::: TASK MATERIAL :::

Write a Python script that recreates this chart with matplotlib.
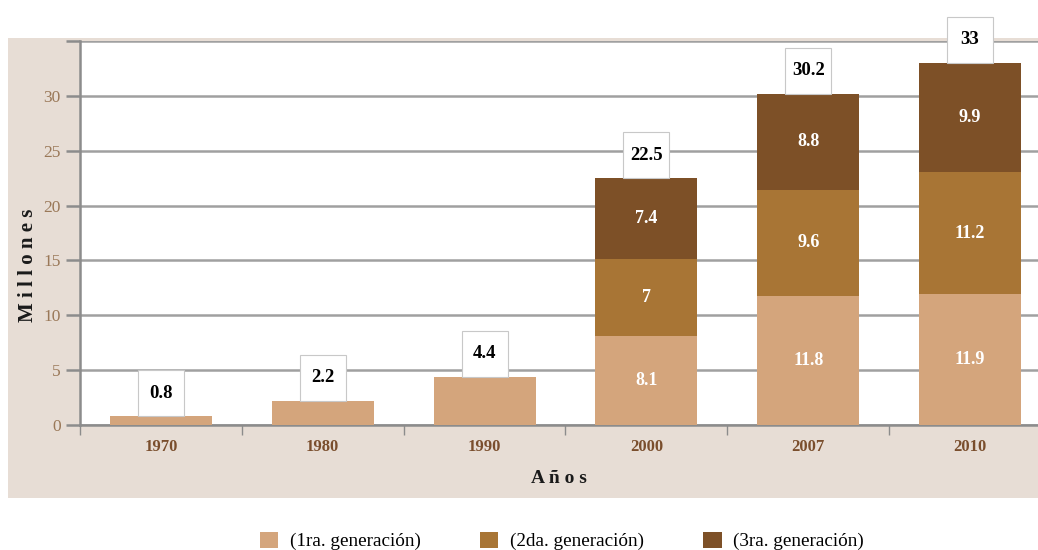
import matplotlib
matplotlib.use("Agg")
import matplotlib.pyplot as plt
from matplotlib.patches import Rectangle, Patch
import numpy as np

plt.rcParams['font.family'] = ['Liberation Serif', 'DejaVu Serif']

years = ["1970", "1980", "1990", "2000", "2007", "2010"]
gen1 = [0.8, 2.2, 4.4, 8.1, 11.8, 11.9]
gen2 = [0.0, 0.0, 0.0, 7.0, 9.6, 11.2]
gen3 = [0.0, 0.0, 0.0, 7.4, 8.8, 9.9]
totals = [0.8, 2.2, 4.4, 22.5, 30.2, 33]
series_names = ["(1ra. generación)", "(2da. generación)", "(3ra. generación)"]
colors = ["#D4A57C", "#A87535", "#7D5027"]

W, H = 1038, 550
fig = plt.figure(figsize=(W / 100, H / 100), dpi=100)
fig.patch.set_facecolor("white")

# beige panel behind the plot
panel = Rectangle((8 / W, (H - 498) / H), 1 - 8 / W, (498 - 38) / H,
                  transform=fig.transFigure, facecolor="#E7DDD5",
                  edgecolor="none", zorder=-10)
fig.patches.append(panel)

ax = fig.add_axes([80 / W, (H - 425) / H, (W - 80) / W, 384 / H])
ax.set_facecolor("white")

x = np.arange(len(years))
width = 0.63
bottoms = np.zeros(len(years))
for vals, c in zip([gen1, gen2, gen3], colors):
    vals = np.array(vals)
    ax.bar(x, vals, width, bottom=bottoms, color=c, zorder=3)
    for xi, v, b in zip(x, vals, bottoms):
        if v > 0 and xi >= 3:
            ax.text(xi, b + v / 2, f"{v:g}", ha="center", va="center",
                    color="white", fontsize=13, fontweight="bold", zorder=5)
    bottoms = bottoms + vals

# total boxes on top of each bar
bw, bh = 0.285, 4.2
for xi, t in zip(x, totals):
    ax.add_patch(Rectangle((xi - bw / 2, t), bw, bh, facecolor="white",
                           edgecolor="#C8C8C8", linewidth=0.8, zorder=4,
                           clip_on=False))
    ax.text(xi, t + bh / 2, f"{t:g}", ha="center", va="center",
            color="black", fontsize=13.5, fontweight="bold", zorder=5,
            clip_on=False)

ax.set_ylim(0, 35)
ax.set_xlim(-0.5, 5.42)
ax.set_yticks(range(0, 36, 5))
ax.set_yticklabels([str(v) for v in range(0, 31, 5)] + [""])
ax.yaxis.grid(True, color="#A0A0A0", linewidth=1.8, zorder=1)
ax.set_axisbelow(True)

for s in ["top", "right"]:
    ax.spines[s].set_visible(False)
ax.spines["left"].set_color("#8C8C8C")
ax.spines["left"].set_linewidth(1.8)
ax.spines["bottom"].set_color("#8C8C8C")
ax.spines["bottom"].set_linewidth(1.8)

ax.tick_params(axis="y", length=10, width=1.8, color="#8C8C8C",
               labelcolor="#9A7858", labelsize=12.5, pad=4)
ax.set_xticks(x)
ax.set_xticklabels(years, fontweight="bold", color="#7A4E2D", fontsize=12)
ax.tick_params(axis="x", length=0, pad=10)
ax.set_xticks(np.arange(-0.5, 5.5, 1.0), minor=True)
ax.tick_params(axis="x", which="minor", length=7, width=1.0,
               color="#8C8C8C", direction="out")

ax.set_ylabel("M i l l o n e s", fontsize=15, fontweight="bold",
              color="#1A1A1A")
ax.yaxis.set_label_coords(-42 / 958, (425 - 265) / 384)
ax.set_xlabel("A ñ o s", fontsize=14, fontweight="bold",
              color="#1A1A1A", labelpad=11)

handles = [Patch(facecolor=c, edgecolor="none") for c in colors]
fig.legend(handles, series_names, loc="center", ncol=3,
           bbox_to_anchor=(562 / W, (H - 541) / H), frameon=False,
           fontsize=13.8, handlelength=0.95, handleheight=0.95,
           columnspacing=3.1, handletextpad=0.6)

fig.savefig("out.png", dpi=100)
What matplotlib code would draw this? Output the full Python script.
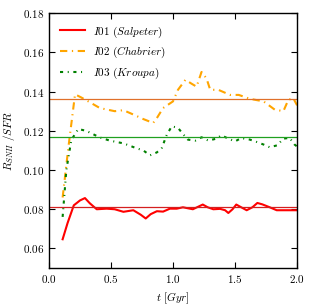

:::

> WHAT YOU WILL DO: Copy exactly the lines from the first line of the records above through the line with "plt.rcParams['font.family'] = ['Liberation", both included, and nothing else. Pictures stay out.

> CORRECT RESULT:
Write a Python script that recreates this chart with matplotlib.
import matplotlib
matplotlib.use("Agg")
import matplotlib.pyplot as plt
from matplotlib.patches import Rectangle, Patch
import numpy as np

plt.rcParams['font.family'] = ['Liberation Serif', 'DejaVu Serif']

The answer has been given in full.